Data excerpt:
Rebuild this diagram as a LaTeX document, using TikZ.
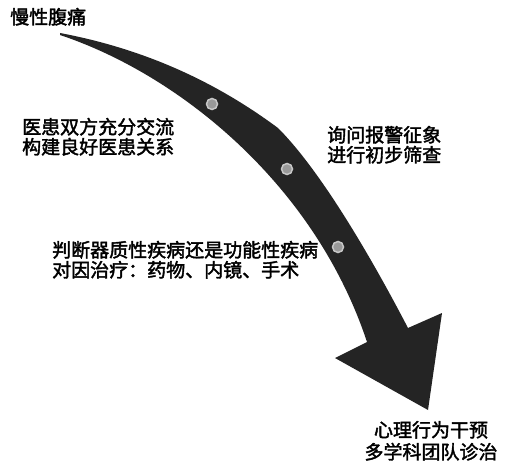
\documentclass[tikz,border=0pt]{standalone}
\usepackage{fontspec}
\newfontfamily\cjk{Noto Sans CJK SC}[FakeBold=2]
\definecolor{arrowcolor}{rgb}{0.140000, 0.140000, 0.140000}
\definecolor{dotgray}{rgb}{0.600000, 0.600000, 0.600000}
\definecolor{dotring}{rgb}{0.780000, 0.780000, 0.780000}
\tikzset{
  label line/.style={inner sep=0pt, font=\cjk\fontsize{19}{21}\selectfont},
  way dot/.style={circle, inner sep=0pt, minimum size=11pt, fill=dotgray, draw=dotring, line width=1.5pt},
}

\begin{document}
\begin{tikzpicture}[x=1pt,y=-1pt]
\fill[white] (0,0) rectangle (508,465);
\useasboundingbox (0,0) rectangle (508,465);
% curved arrow
\fill[arrowcolor] (60,33) .. controls (150,50) and (220,85) .. (278,128)
  .. controls (320,170) and (370,255) .. (408,328)
  -- (442,313) -- (428,410) -- (335,358) -- (367,342)
  .. controls (315,185) and (180,75) .. (60,35) -- cycle;
\node[way dot] (dotA) at (212,104) {};
\node[way dot] (dotB) at (287,169) {};
\node[way dot] (dotC) at (338,247) {};
% texts
\node[label line, anchor=base west] (start) at (10,24) {慢性腹痛};
\node[label line, anchor=base west] (talkA) at (22,134) {医患双方充分交流};
\node[label line, anchor=base west] (talkB) at (22,154) {构建良好医患关系};
\node[label line, anchor=base west] (askA) at (327,142) {询问报警征象};
\node[label line, anchor=base west] (askB) at (327,162) {进行初步筛查};
\node[label line, anchor=base west] (judgeA) at (52,257) {判断器质性疾病还是功能性疾病};
\node[label line, anchor=base west] (judgeB) at (52,277) {对因治疗：药物、内镜、手术};
\node[label line, anchor=base] (endA) at (431,437) {心理行为干预};
\node[label line, anchor=base] (endB) at (431,459) {多学科团队诊治};
\end{tikzpicture}
\end{document}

Given problem:
Restate the data above exactly, stripping out each image.

Answer to the task:
Rebuild this diagram as a LaTeX document, using TikZ.
\documentclass[tikz,border=0pt]{standalone}
\usepackage{fontspec}
\newfontfamily\cjk{Noto Sans CJK SC}[FakeBold=2]
\definecolor{arrowcolor}{rgb}{0.140000, 0.140000, 0.140000}
\definecolor{dotgray}{rgb}{0.600000, 0.600000, 0.600000}
\definecolor{dotring}{rgb}{0.780000, 0.780000, 0.780000}
\tikzset{
  label line/.style={inner sep=0pt, font=\cjk\fontsize{19}{21}\selectfont},
  way dot/.style={circle, inner sep=0pt, minimum size=11pt, fill=dotgray, draw=dotring, line width=1.5pt},
}

\begin{document}
\begin{tikzpicture}[x=1pt,y=-1pt]
\fill[white] (0,0) rectangle (508,465);
\useasboundingbox (0,0) rectangle (508,465);
% curved arrow
\fill[arrowcolor] (60,33) .. controls (150,50) and (220,85) .. (278,128)
  .. controls (320,170) and (370,255) .. (408,328)
  -- (442,313) -- (428,410) -- (335,358) -- (367,342)
  .. controls (315,185) and (180,75) .. (60,35) -- cycle;
\node[way dot] (dotA) at (212,104) {};
\node[way dot] (dotB) at (287,169) {};
\node[way dot] (dotC) at (338,247) {};
% texts
\node[label line, anchor=base west] (start) at (10,24) {慢性腹痛};
\node[label line, anchor=base west] (talkA) at (22,134) {医患双方充分交流};
\node[label line, anchor=base west] (talkB) at (22,154) {构建良好医患关系};
\node[label line, anchor=base west] (askA) at (327,142) {询问报警征象};
\node[label line, anchor=base west] (askB) at (327,162) {进行初步筛查};
\node[label line, anchor=base west] (judgeA) at (52,257) {判断器质性疾病还是功能性疾病};
\node[label line, anchor=base west] (judgeB) at (52,277) {对因治疗：药物、内镜、手术};
\node[label line, anchor=base] (endA) at (431,437) {心理行为干预};
\node[label line, anchor=base] (endB) at (431,459) {多学科团队诊治};
\end{tikzpicture}
\end{document}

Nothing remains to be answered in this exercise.